- RECORDS FOR THIS TASK:
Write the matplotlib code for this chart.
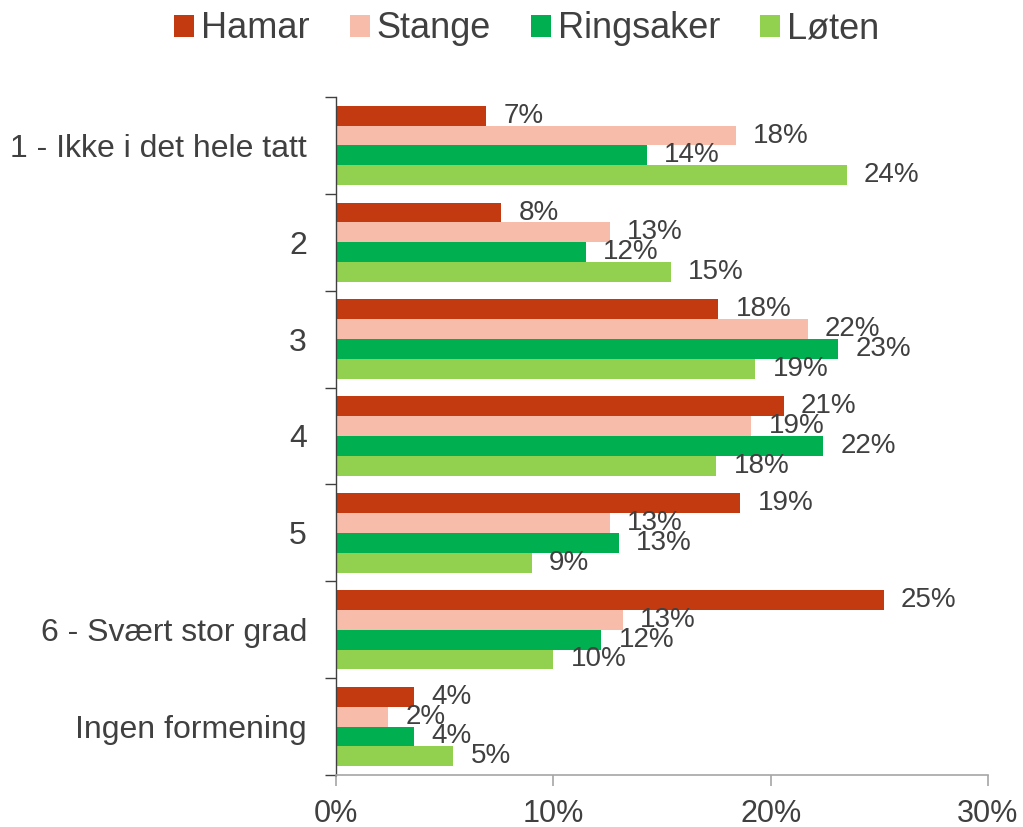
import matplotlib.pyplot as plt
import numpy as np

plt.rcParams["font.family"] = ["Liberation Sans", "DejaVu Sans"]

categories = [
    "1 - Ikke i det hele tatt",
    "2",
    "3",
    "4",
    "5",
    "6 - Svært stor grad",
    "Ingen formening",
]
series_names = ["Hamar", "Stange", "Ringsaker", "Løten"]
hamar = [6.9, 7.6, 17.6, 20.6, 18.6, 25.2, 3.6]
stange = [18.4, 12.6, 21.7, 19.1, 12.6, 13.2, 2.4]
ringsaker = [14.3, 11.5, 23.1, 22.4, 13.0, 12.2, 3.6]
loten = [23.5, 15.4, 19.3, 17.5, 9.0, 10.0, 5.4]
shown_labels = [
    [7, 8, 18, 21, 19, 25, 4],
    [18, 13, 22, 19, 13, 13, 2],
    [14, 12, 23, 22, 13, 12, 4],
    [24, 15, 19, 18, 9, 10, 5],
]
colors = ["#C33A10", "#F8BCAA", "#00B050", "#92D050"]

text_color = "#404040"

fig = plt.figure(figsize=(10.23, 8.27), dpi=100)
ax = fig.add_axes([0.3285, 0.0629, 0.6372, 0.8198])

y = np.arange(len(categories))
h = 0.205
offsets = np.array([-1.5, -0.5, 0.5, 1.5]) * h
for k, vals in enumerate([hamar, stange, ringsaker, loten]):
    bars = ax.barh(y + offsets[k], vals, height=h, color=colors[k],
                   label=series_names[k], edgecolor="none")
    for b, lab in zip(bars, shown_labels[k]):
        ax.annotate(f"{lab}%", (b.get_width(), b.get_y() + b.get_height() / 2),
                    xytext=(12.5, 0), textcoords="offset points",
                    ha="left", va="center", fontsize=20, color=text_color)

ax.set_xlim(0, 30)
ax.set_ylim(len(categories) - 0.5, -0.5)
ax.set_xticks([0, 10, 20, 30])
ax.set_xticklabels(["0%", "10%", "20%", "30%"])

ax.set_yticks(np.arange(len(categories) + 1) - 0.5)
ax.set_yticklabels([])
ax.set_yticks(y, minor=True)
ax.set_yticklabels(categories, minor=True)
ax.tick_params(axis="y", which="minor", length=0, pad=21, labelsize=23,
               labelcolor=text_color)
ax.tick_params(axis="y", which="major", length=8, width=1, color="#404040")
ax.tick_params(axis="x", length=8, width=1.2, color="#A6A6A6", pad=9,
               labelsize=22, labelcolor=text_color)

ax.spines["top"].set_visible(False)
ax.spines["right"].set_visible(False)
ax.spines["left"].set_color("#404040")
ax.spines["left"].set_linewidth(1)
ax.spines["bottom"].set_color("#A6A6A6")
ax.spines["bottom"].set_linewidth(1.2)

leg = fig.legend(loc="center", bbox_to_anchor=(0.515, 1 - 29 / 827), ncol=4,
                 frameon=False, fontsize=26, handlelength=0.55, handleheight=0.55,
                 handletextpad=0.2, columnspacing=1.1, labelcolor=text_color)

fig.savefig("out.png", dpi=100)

* * *

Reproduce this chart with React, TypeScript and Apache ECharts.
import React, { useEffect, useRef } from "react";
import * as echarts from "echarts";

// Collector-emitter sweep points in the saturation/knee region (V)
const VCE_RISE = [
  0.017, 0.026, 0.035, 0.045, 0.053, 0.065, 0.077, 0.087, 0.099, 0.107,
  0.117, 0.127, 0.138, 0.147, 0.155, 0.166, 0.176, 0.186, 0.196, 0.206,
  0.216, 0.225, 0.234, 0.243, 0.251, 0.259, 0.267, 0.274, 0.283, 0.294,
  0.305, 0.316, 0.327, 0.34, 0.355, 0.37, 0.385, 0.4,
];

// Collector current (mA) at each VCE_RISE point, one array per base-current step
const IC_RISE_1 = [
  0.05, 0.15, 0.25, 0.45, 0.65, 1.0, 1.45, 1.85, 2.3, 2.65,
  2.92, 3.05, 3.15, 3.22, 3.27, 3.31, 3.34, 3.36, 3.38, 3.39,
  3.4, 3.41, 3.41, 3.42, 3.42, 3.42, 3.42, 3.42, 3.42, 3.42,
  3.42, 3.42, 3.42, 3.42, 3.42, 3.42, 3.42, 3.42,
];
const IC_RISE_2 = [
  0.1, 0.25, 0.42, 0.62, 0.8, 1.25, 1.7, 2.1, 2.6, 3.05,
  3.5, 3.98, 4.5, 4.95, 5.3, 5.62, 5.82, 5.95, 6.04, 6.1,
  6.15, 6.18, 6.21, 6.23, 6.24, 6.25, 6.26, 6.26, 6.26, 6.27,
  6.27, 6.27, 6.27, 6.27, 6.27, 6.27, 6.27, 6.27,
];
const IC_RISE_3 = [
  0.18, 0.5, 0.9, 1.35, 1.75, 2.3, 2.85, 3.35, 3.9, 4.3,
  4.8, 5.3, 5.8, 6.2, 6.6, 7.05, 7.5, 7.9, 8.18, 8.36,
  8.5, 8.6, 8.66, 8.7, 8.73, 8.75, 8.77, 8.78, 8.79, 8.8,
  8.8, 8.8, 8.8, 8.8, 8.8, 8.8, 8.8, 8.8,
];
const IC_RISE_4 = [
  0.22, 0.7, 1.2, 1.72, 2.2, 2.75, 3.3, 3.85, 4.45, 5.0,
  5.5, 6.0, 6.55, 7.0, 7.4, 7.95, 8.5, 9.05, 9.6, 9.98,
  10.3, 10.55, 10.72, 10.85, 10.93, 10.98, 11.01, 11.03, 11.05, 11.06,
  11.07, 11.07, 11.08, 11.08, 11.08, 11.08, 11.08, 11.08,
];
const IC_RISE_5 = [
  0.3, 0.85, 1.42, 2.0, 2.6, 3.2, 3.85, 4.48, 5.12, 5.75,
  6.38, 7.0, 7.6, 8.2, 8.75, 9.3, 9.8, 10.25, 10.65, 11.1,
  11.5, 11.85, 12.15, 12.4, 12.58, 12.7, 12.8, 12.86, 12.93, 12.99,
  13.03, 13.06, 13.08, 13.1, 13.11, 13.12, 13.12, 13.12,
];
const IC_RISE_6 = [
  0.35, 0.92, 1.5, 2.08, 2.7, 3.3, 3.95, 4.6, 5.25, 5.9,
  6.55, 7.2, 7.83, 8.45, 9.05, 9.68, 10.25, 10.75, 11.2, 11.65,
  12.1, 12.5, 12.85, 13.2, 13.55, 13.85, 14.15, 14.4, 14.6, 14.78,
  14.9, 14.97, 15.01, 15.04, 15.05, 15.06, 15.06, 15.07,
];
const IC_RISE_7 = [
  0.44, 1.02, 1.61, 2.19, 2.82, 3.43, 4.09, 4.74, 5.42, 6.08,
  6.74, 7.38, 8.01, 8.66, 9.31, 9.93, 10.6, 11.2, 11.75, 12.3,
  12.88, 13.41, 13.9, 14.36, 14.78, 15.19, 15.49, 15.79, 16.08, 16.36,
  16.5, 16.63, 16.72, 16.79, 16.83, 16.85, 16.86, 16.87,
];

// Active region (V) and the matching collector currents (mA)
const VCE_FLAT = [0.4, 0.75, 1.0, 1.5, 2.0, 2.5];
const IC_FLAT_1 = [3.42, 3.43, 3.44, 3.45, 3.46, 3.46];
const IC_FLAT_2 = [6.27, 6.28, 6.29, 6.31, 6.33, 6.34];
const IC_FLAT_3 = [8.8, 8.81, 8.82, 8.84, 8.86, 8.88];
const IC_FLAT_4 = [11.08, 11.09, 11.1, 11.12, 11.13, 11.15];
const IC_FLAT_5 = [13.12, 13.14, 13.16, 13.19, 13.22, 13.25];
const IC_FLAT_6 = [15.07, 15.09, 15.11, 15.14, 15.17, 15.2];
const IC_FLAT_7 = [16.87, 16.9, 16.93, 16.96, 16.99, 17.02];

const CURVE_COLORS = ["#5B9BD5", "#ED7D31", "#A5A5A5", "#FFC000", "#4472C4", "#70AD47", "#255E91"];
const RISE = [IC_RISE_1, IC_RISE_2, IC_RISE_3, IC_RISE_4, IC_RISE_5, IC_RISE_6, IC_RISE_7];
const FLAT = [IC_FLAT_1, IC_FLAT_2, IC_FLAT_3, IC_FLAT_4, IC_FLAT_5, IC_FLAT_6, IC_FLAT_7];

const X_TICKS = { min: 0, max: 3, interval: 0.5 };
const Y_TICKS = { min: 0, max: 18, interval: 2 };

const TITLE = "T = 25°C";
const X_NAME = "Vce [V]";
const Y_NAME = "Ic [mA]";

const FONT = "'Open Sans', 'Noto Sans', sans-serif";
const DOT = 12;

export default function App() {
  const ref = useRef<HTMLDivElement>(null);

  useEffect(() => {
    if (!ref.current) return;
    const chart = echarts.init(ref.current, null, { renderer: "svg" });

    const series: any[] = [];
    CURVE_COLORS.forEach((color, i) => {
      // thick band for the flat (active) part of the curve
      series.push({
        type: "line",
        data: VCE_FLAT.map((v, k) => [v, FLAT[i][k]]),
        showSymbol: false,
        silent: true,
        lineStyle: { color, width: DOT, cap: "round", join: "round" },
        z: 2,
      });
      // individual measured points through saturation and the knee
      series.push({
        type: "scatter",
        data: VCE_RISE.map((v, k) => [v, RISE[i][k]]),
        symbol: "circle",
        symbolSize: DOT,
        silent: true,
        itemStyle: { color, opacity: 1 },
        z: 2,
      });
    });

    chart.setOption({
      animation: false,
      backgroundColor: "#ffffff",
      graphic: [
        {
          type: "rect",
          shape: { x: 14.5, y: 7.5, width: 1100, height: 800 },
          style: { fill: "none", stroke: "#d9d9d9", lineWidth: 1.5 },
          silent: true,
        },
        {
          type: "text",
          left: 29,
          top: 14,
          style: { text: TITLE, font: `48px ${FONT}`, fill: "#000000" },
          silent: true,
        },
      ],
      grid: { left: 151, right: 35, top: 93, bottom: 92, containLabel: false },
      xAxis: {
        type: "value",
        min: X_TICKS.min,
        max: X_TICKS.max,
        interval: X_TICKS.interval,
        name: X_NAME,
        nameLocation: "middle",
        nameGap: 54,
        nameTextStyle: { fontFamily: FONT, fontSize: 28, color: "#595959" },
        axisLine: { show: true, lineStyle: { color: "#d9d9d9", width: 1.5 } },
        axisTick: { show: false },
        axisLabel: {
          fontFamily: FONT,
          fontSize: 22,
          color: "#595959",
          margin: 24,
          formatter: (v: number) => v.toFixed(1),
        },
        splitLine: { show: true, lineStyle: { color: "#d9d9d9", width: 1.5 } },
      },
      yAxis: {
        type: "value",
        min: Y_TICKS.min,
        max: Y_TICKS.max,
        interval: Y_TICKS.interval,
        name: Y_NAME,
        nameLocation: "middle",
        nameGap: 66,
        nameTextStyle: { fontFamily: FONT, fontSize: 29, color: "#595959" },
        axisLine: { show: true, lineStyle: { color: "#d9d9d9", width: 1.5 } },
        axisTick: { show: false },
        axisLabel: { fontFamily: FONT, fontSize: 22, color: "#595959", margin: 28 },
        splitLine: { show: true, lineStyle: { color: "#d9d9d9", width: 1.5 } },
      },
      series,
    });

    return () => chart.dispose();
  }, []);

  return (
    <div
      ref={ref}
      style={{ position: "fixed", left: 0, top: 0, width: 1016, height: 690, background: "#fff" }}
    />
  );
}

* * *

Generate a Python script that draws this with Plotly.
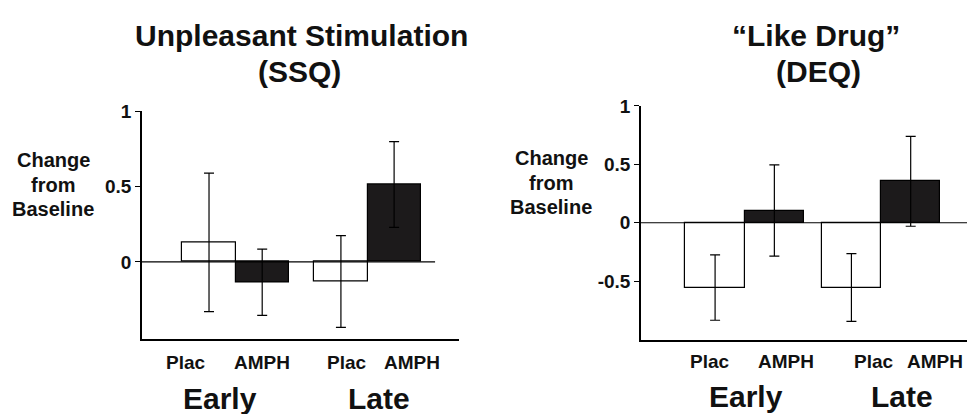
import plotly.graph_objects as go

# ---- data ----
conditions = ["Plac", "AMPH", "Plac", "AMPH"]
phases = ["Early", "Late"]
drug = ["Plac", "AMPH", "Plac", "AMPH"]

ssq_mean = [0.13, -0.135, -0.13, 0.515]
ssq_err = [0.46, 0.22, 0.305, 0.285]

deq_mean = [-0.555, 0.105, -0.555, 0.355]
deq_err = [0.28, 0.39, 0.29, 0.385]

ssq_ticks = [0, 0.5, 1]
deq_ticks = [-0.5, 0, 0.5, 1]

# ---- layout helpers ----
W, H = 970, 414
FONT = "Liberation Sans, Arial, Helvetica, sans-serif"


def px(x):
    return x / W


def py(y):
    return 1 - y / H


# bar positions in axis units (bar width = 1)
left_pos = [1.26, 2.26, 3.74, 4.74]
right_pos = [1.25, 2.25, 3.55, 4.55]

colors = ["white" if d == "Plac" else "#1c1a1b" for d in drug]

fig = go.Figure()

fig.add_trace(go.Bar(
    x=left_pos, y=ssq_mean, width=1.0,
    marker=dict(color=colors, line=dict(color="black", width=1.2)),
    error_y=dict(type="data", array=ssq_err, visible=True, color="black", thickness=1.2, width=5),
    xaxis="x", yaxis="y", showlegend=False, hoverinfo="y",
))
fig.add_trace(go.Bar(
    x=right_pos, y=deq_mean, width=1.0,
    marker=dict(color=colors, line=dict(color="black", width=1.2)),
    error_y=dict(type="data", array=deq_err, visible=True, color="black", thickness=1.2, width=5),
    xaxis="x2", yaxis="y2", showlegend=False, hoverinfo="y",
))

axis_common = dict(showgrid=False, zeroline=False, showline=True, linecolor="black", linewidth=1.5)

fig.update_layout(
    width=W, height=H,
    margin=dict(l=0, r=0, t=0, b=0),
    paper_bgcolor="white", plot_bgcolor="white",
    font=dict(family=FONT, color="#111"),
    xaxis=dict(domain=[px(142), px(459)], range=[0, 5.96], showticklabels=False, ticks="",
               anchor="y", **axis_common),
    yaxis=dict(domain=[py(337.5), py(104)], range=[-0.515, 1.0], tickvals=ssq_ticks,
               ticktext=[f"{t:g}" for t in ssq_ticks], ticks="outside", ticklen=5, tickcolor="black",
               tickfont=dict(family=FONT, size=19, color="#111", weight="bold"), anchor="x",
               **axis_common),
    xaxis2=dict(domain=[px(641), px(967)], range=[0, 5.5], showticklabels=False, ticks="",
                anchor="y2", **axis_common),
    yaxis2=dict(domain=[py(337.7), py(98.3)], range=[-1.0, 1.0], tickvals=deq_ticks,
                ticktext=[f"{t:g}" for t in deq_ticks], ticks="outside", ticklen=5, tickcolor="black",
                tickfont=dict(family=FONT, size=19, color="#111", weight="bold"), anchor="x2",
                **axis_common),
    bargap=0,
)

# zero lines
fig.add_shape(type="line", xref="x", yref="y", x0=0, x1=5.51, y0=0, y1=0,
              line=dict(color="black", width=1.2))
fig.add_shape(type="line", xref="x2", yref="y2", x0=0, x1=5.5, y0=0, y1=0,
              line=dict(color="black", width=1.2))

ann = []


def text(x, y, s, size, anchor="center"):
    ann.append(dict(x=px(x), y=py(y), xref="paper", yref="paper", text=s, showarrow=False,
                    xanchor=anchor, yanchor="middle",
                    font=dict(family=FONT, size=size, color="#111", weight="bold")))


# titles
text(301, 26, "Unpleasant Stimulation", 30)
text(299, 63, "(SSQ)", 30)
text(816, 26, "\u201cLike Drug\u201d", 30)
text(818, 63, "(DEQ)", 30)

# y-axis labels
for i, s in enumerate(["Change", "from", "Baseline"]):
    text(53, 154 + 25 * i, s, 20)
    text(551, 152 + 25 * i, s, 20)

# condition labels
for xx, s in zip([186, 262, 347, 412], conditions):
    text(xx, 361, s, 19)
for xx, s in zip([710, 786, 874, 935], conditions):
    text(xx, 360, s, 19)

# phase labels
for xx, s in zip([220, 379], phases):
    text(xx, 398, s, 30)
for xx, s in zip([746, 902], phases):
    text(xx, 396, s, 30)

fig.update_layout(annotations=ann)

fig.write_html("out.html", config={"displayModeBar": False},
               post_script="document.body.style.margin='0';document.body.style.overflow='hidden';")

- SHORT EXERCISE:
Only the lines from the one holding "Generate a Python" to the one holding "deq_err = [0.28, 0.39, 0.29, 0.385]" should be returned, both included and exactly as written, with no pictures.

- CORRECT ANSWER:
Generate a Python script that draws this with Plotly.
import plotly.graph_objects as go

# ---- data ----
conditions = ["Plac", "AMPH", "Plac", "AMPH"]
phases = ["Early", "Late"]
drug = ["Plac", "AMPH", "Plac", "AMPH"]

ssq_mean = [0.13, -0.135, -0.13, 0.515]
ssq_err = [0.46, 0.22, 0.305, 0.285]

deq_mean = [-0.555, 0.105, -0.555, 0.355]
deq_err = [0.28, 0.39, 0.29, 0.385]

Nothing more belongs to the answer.